Prompt — Leave out all pictures and return, exactly as written, the lines from the line containing "Convert this diagram to TikZ code." to the line containing "(title2) at (298,138)", both ends kept.

Excerpted records —
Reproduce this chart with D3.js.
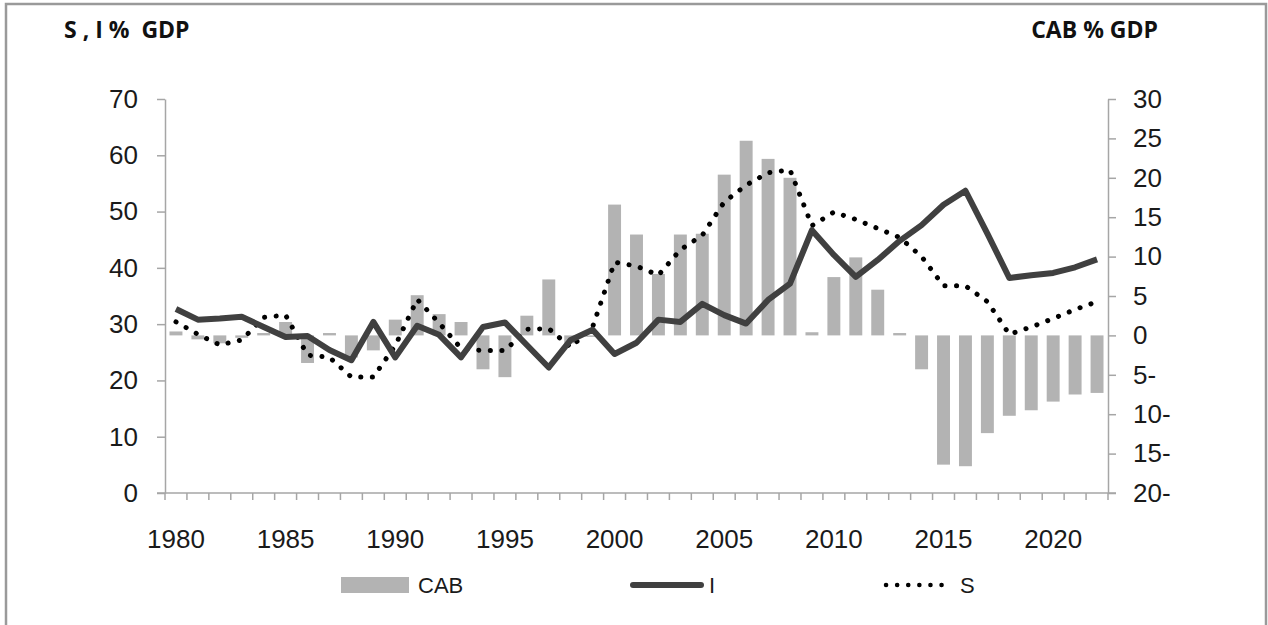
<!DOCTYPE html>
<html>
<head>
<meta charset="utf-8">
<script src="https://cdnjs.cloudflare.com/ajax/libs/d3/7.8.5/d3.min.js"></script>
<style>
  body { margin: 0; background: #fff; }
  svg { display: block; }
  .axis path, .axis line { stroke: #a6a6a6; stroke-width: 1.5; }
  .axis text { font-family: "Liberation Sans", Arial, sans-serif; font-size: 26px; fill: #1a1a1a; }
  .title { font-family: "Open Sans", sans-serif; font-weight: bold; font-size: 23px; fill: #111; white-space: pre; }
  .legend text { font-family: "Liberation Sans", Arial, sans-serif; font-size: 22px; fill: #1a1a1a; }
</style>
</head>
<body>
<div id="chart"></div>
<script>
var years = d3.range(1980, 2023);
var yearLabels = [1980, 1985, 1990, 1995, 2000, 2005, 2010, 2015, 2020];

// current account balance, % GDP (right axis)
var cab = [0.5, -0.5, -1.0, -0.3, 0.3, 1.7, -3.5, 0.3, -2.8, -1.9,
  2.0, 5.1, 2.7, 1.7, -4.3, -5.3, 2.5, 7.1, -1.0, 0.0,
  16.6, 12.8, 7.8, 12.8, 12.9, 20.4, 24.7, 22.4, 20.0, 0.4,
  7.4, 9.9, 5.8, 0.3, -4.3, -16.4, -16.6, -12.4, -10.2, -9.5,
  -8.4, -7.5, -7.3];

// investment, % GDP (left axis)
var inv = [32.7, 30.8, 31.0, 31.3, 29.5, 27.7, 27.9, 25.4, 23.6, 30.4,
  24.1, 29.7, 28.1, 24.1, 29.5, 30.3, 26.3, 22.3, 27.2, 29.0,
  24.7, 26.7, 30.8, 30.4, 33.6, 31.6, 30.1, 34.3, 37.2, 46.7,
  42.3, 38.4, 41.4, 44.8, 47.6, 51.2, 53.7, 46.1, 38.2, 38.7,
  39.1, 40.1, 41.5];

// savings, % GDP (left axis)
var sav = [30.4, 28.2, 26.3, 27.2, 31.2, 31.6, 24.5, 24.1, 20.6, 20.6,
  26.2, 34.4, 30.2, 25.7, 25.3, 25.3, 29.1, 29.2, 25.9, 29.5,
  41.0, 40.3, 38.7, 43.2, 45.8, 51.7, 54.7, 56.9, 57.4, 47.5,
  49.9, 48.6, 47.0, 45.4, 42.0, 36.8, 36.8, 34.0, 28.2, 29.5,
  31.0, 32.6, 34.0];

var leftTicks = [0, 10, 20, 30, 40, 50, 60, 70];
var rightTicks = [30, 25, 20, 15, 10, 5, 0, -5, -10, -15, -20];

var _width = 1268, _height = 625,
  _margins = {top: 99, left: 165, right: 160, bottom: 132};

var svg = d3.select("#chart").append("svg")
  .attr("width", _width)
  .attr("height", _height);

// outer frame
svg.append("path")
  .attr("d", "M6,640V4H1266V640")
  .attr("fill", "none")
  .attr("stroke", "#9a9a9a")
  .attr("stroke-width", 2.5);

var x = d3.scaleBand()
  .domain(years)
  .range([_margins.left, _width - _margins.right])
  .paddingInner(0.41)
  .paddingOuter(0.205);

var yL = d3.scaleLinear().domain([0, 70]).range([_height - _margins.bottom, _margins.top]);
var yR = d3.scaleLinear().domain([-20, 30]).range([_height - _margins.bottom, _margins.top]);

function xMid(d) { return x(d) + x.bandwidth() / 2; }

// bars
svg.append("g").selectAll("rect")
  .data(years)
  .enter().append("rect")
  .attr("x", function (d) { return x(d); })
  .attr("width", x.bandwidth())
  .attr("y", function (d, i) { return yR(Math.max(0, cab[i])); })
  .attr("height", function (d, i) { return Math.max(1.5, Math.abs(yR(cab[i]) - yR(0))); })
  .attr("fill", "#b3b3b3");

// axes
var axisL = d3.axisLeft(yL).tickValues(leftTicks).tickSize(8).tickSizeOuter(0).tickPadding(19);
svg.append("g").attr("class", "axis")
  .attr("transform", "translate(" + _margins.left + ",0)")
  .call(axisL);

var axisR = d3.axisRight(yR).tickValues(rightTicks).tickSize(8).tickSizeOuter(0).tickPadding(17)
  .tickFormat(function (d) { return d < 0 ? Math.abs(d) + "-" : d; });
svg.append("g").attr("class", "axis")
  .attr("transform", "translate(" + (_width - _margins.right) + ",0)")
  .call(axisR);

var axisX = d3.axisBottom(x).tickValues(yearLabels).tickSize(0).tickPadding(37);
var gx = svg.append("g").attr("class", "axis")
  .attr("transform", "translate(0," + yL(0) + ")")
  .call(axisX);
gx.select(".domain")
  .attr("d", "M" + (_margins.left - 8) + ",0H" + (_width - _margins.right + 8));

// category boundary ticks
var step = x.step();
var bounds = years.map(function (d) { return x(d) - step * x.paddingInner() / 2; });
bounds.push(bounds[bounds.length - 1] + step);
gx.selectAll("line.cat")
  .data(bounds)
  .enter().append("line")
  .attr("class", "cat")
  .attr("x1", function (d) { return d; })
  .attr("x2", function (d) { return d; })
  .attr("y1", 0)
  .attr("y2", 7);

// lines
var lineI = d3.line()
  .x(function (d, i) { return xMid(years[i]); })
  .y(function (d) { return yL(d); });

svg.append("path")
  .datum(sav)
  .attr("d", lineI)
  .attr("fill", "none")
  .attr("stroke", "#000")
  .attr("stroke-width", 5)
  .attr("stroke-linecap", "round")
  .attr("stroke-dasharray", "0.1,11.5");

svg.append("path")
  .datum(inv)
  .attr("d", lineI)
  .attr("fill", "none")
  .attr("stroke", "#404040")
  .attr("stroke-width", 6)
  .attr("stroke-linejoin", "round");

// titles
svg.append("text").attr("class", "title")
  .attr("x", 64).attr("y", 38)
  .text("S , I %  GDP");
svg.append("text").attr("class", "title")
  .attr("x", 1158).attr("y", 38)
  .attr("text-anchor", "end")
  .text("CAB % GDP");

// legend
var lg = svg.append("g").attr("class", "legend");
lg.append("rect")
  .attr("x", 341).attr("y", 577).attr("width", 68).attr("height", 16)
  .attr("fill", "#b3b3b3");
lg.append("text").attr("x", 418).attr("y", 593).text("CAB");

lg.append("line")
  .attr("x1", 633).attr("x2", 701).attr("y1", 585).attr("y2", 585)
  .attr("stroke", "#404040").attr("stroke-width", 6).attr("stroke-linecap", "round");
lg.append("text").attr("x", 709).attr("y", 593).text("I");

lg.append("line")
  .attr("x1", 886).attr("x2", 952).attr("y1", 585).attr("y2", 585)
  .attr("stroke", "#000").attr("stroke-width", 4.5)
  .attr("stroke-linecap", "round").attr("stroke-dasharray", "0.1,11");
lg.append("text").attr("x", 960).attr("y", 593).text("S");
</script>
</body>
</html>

==

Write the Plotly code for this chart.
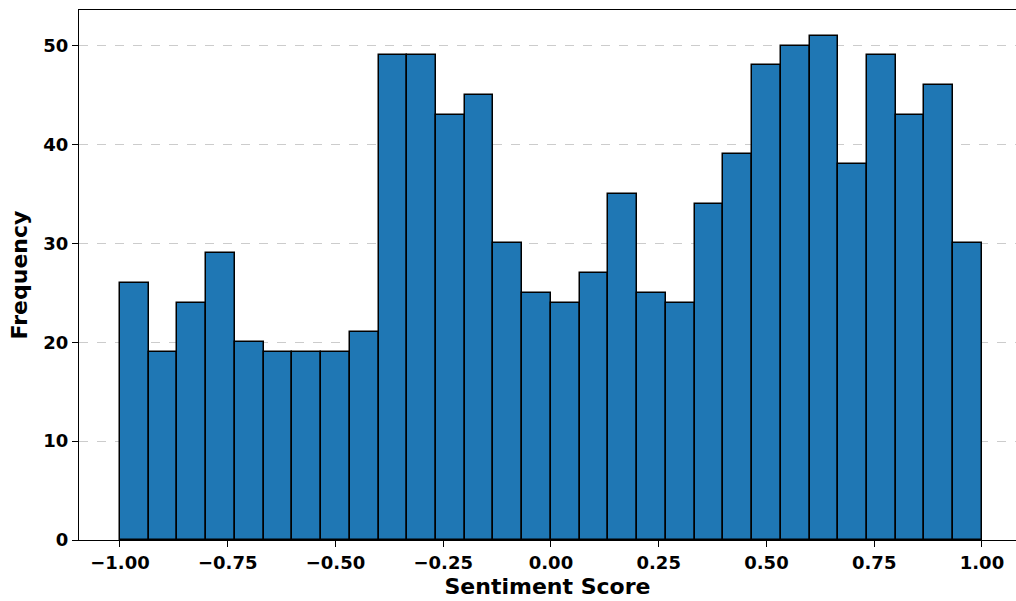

==

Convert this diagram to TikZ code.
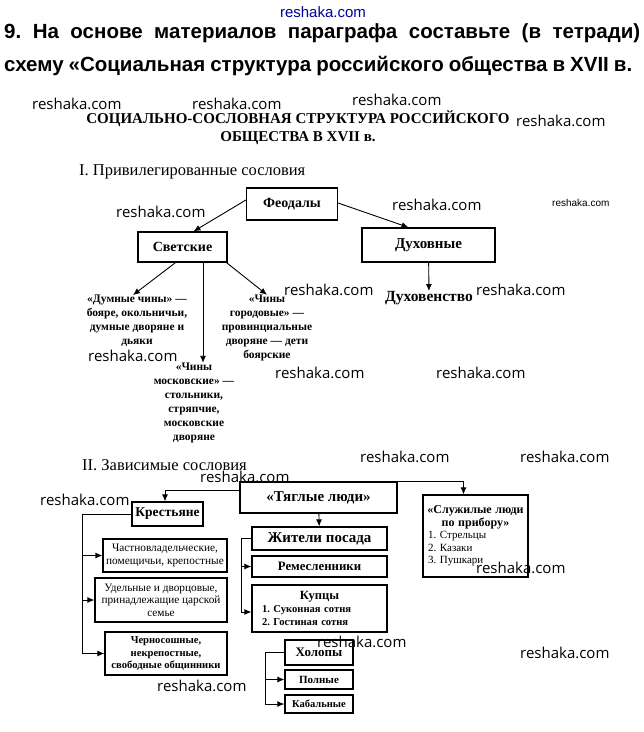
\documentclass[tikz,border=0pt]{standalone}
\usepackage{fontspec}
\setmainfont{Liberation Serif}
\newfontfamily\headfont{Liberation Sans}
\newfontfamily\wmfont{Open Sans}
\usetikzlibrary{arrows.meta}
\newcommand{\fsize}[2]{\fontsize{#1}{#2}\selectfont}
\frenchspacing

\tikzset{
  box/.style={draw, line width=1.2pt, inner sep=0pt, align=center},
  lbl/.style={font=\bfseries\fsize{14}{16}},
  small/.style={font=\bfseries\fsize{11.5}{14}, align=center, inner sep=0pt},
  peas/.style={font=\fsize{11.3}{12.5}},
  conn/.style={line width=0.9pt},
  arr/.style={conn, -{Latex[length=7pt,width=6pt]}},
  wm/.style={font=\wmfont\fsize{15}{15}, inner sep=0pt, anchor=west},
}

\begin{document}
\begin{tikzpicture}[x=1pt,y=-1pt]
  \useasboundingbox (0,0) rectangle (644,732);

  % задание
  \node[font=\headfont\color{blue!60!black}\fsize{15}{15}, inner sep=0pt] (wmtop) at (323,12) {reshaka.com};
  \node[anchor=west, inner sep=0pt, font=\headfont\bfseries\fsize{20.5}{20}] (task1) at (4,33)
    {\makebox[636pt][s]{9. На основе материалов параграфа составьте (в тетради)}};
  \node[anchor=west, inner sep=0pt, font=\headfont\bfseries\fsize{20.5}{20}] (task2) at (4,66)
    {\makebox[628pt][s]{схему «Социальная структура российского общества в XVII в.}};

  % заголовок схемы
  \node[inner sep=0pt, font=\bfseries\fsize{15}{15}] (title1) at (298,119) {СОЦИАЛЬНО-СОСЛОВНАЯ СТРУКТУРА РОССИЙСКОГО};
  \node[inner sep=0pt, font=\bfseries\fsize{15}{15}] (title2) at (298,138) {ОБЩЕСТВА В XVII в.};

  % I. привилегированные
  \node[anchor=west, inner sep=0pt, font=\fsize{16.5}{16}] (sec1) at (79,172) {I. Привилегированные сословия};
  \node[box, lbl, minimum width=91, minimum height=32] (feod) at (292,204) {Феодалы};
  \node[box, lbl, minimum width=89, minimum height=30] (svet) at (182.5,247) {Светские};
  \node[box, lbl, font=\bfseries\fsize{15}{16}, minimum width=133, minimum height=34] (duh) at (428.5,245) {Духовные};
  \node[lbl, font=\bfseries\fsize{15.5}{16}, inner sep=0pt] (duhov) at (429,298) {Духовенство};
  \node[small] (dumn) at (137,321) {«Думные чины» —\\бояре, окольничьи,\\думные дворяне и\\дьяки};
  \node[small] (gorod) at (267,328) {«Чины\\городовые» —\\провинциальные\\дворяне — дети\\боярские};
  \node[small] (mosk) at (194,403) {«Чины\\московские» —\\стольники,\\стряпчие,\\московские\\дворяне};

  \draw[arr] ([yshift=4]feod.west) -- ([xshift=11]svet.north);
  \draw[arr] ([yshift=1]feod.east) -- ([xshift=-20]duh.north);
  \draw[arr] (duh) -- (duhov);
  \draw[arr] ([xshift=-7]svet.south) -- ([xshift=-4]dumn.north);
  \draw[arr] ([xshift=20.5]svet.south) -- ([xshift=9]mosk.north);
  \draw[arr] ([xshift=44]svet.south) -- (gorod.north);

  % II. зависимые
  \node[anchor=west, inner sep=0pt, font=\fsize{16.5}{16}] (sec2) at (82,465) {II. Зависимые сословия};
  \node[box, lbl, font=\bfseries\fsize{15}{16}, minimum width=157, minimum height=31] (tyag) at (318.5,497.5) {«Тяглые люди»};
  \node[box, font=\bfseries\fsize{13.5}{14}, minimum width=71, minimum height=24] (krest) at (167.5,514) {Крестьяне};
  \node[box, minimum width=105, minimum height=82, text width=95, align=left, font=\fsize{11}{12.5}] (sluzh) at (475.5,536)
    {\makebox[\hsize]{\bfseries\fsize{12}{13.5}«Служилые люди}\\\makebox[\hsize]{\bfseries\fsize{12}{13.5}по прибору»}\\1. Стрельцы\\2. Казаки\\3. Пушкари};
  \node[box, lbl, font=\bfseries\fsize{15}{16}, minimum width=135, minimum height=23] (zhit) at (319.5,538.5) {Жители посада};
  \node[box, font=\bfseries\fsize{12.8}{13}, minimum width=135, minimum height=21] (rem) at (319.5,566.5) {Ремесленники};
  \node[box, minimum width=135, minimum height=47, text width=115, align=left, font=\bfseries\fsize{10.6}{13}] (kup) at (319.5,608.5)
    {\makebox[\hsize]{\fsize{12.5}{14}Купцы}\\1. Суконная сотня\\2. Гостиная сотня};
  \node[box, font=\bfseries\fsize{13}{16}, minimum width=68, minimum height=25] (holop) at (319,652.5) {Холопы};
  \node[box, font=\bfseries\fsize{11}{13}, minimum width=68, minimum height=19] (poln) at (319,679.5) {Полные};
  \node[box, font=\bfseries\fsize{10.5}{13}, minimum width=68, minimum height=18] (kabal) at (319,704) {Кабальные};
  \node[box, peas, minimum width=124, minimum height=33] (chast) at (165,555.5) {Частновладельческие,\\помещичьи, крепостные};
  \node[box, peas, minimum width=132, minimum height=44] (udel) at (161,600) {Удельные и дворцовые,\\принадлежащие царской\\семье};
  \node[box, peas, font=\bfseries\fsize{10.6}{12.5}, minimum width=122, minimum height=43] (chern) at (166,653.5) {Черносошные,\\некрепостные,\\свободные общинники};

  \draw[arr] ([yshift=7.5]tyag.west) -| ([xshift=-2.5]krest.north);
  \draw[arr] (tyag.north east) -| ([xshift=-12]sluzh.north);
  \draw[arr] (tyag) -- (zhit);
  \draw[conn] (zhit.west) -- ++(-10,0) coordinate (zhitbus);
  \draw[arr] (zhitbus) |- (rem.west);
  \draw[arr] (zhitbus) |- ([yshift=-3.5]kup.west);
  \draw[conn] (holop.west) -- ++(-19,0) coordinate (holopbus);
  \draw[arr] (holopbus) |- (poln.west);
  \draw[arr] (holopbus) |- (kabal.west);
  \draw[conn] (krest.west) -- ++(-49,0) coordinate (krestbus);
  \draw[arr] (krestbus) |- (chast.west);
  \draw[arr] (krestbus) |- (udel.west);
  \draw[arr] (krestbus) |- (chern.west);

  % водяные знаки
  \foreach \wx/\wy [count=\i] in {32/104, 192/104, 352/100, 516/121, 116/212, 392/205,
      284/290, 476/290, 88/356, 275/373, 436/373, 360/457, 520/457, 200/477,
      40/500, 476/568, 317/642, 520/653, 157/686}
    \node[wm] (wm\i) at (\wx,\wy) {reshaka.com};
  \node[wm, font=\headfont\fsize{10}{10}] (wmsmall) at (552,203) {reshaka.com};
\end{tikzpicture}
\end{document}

Output of the exercise —
Convert this diagram to TikZ code.
\documentclass[tikz,border=0pt]{standalone}
\usepackage{fontspec}
\setmainfont{Liberation Serif}
\newfontfamily\headfont{Liberation Sans}
\newfontfamily\wmfont{Open Sans}
\usetikzlibrary{arrows.meta}
\newcommand{\fsize}[2]{\fontsize{#1}{#2}\selectfont}
\frenchspacing

\tikzset{
  box/.style={draw, line width=1.2pt, inner sep=0pt, align=center},
  lbl/.style={font=\bfseries\fsize{14}{16}},
  small/.style={font=\bfseries\fsize{11.5}{14}, align=center, inner sep=0pt},
  peas/.style={font=\fsize{11.3}{12.5}},
  conn/.style={line width=0.9pt},
  arr/.style={conn, -{Latex[length=7pt,width=6pt]}},
  wm/.style={font=\wmfont\fsize{15}{15}, inner sep=0pt, anchor=west},
}

\begin{document}
\begin{tikzpicture}[x=1pt,y=-1pt]
  \useasboundingbox (0,0) rectangle (644,732);

  % задание
  \node[font=\headfont\color{blue!60!black}\fsize{15}{15}, inner sep=0pt] (wmtop) at (323,12) {reshaka.com};
  \node[anchor=west, inner sep=0pt, font=\headfont\bfseries\fsize{20.5}{20}] (task1) at (4,33)
    {\makebox[636pt][s]{9. На основе материалов параграфа составьте (в тетради)}};
  \node[anchor=west, inner sep=0pt, font=\headfont\bfseries\fsize{20.5}{20}] (task2) at (4,66)
    {\makebox[628pt][s]{схему «Социальная структура российского общества в XVII в.}};

  % заголовок схемы
  \node[inner sep=0pt, font=\bfseries\fsize{15}{15}] (title1) at (298,119) {СОЦИАЛЬНО-СОСЛОВНАЯ СТРУКТУРА РОССИЙСКОГО};
  \node[inner sep=0pt, font=\bfseries\fsize{15}{15}] (title2) at (298,138) {ОБЩЕСТВА В XVII в.};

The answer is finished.